#### Task objective:
Give every line of the data again, unchanged, but with no pictures.

#### Available data:
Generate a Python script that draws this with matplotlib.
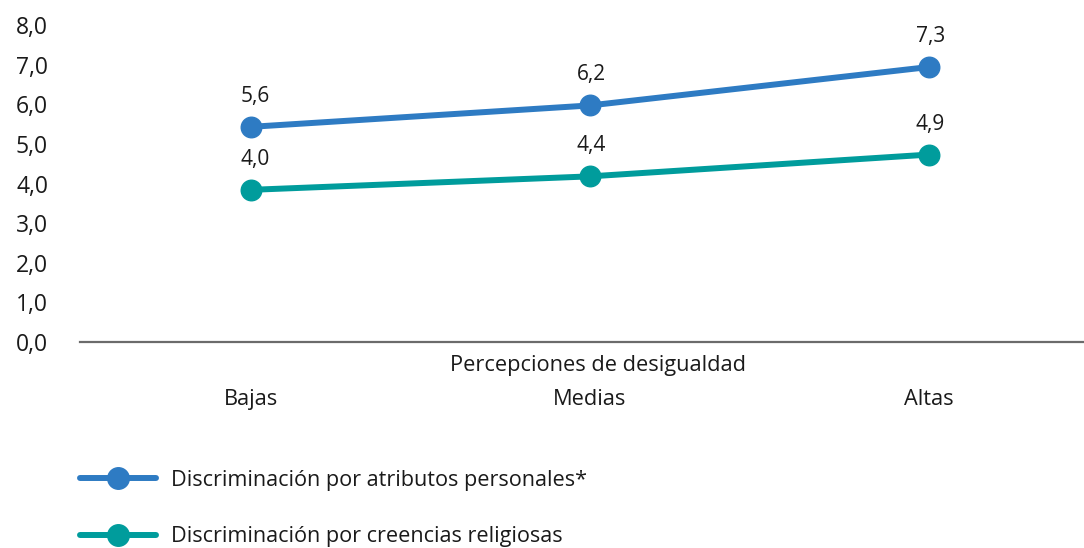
import matplotlib
matplotlib.use("Agg")
import matplotlib.pyplot as plt
from matplotlib.lines import Line2D
import matplotlib.transforms as mtransforms

plt.rcParams['font.family'] = ['Open Sans', 'DejaVu Sans']

categorias = ["Bajas", "Medias", "Altas"]
# marker positions
atributos_pos = [5.43, 5.97, 6.94]
creencias_pos = [3.84, 4.18, 4.73]
# value labels printed on the chart
atributos_lbl = ["5,6", "6,2", "7,3"]
creencias_lbl = ["4,0", "4,4", "4,9"]
yticks = [0, 1, 2, 3, 4, 5, 6, 7, 8]
ytick_lbl = ["0,0", "1,0", "2,0", "3,0", "4,0", "5,0", "6,0", "7,0", "8,0"]
serie1 = "Discriminación por atributos personales*"
serie2 = "Discriminación por creencias religiosas"
xtitulo = "Percepciones de desigualdad"

c_blue = "#2e7bc3"
c_teal = "#009c9c"
txt = "#1a1a1a"

W, H = 1084, 548
fig = plt.figure(figsize=(W/100, H/100), dpi=100)
ax = fig.add_axes([80/W, 206/H, 1004/W, 317/H])

x = list(range(len(categorias)))
for vals, lbls, col in [(atributos_pos, atributos_lbl, c_blue), (creencias_pos, creencias_lbl, c_teal)]:
    ax.plot(x, vals, color=col, lw=4.3, marker='o', ms=14.8, solid_capstyle='round', zorder=3)
    for xi, v, l in zip(x, vals, lbls):
        ax.annotate(l, (xi, v), xytext=(3 if xi == 0 else 1, 22), textcoords='offset points',
                    ha='center', va='center', fontsize=15, color=txt)

ax.set_xlim(-0.504, 2.457)
ax.set_ylim(0, 8)
ax.set_yticks(yticks)
ax.set_yticklabels(ytick_lbl, fontsize=16.5, color=txt)
ax.set_xticks(x)
ax.set_xticklabels(categorias, fontsize=15.7, color=txt)
ax.tick_params(axis='y', length=0, pad=23)
ax.tick_params(axis='x', length=0, pad=34)
for s in ['top', 'right', 'left']:
    ax.spines[s].set_visible(False)
ax.spines['bottom'].set_color('#6b6b6b')
ax.spines['bottom'].set_linewidth(1.6)

trans = mtransforms.blended_transform_factory(ax.transAxes, ax.transAxes)
ax.text((598-80)/1004, -24/317, xtitulo, transform=trans, ha='center', va='center', fontsize=15.7, color=txt)

handles = [Line2D([], [], color=c_blue, lw=4.3, marker='o', ms=15.5, solid_capstyle='round'),
           Line2D([], [], color=c_teal, lw=4.3, marker='o', ms=15.5, solid_capstyle='round')]
fig.legend(handles, [serie1, serie2], loc='upper left', bbox_to_anchor=(80/W, 1 - 470/H),
           frameon=False, fontsize=15.6, handlelength=3.5, labelspacing=1.62, handletextpad=0.7,
           labelcolor=txt, borderaxespad=0, borderpad=0)

fig.savefig("out.png", dpi=100)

#### Result below:
Generate a Python script that draws this with matplotlib.
import matplotlib
matplotlib.use("Agg")
import matplotlib.pyplot as plt
from matplotlib.lines import Line2D
import matplotlib.transforms as mtransforms

plt.rcParams['font.family'] = ['Open Sans', 'DejaVu Sans']

categorias = ["Bajas", "Medias", "Altas"]
# marker positions
atributos_pos = [5.43, 5.97, 6.94]
creencias_pos = [3.84, 4.18, 4.73]
# value labels printed on the chart
atributos_lbl = ["5,6", "6,2", "7,3"]
creencias_lbl = ["4,0", "4,4", "4,9"]
yticks = [0, 1, 2, 3, 4, 5, 6, 7, 8]
ytick_lbl = ["0,0", "1,0", "2,0", "3,0", "4,0", "5,0", "6,0", "7,0", "8,0"]
serie1 = "Discriminación por atributos personales*"
serie2 = "Discriminación por creencias religiosas"
xtitulo = "Percepciones de desigualdad"

c_blue = "#2e7bc3"
c_teal = "#009c9c"
txt = "#1a1a1a"

W, H = 1084, 548
fig = plt.figure(figsize=(W/100, H/100), dpi=100)
ax = fig.add_axes([80/W, 206/H, 1004/W, 317/H])

x = list(range(len(categorias)))
for vals, lbls, col in [(atributos_pos, atributos_lbl, c_blue), (creencias_pos, creencias_lbl, c_teal)]:
    ax.plot(x, vals, color=col, lw=4.3, marker='o', ms=14.8, solid_capstyle='round', zorder=3)
    for xi, v, l in zip(x, vals, lbls):
        ax.annotate(l, (xi, v), xytext=(3 if xi == 0 else 1, 22), textcoords='offset points',
                    ha='center', va='center', fontsize=15, color=txt)

ax.set_xlim(-0.504, 2.457)
ax.set_ylim(0, 8)
ax.set_yticks(yticks)
ax.set_yticklabels(ytick_lbl, fontsize=16.5, color=txt)
ax.set_xticks(x)
ax.set_xticklabels(categorias, fontsize=15.7, color=txt)
ax.tick_params(axis='y', length=0, pad=23)
ax.tick_params(axis='x', length=0, pad=34)
for s in ['top', 'right', 'left']:
    ax.spines[s].set_visible(False)
ax.spines['bottom'].set_color('#6b6b6b')
ax.spines['bottom'].set_linewidth(1.6)

trans = mtransforms.blended_transform_factory(ax.transAxes, ax.transAxes)
ax.text((598-80)/1004, -24/317, xtitulo, transform=trans, ha='center', va='center', fontsize=15.7, color=txt)

handles = [Line2D([], [], color=c_blue, lw=4.3, marker='o', ms=15.5, solid_capstyle='round'),
           Line2D([], [], color=c_teal, lw=4.3, marker='o', ms=15.5, solid_capstyle='round')]
fig.legend(handles, [serie1, serie2], loc='upper left', bbox_to_anchor=(80/W, 1 - 470/H),
           frameon=False, fontsize=15.6, handlelength=3.5, labelspacing=1.62, handletextpad=0.7,
           labelcolor=txt, borderaxespad=0, borderpad=0)

fig.savefig("out.png", dpi=100)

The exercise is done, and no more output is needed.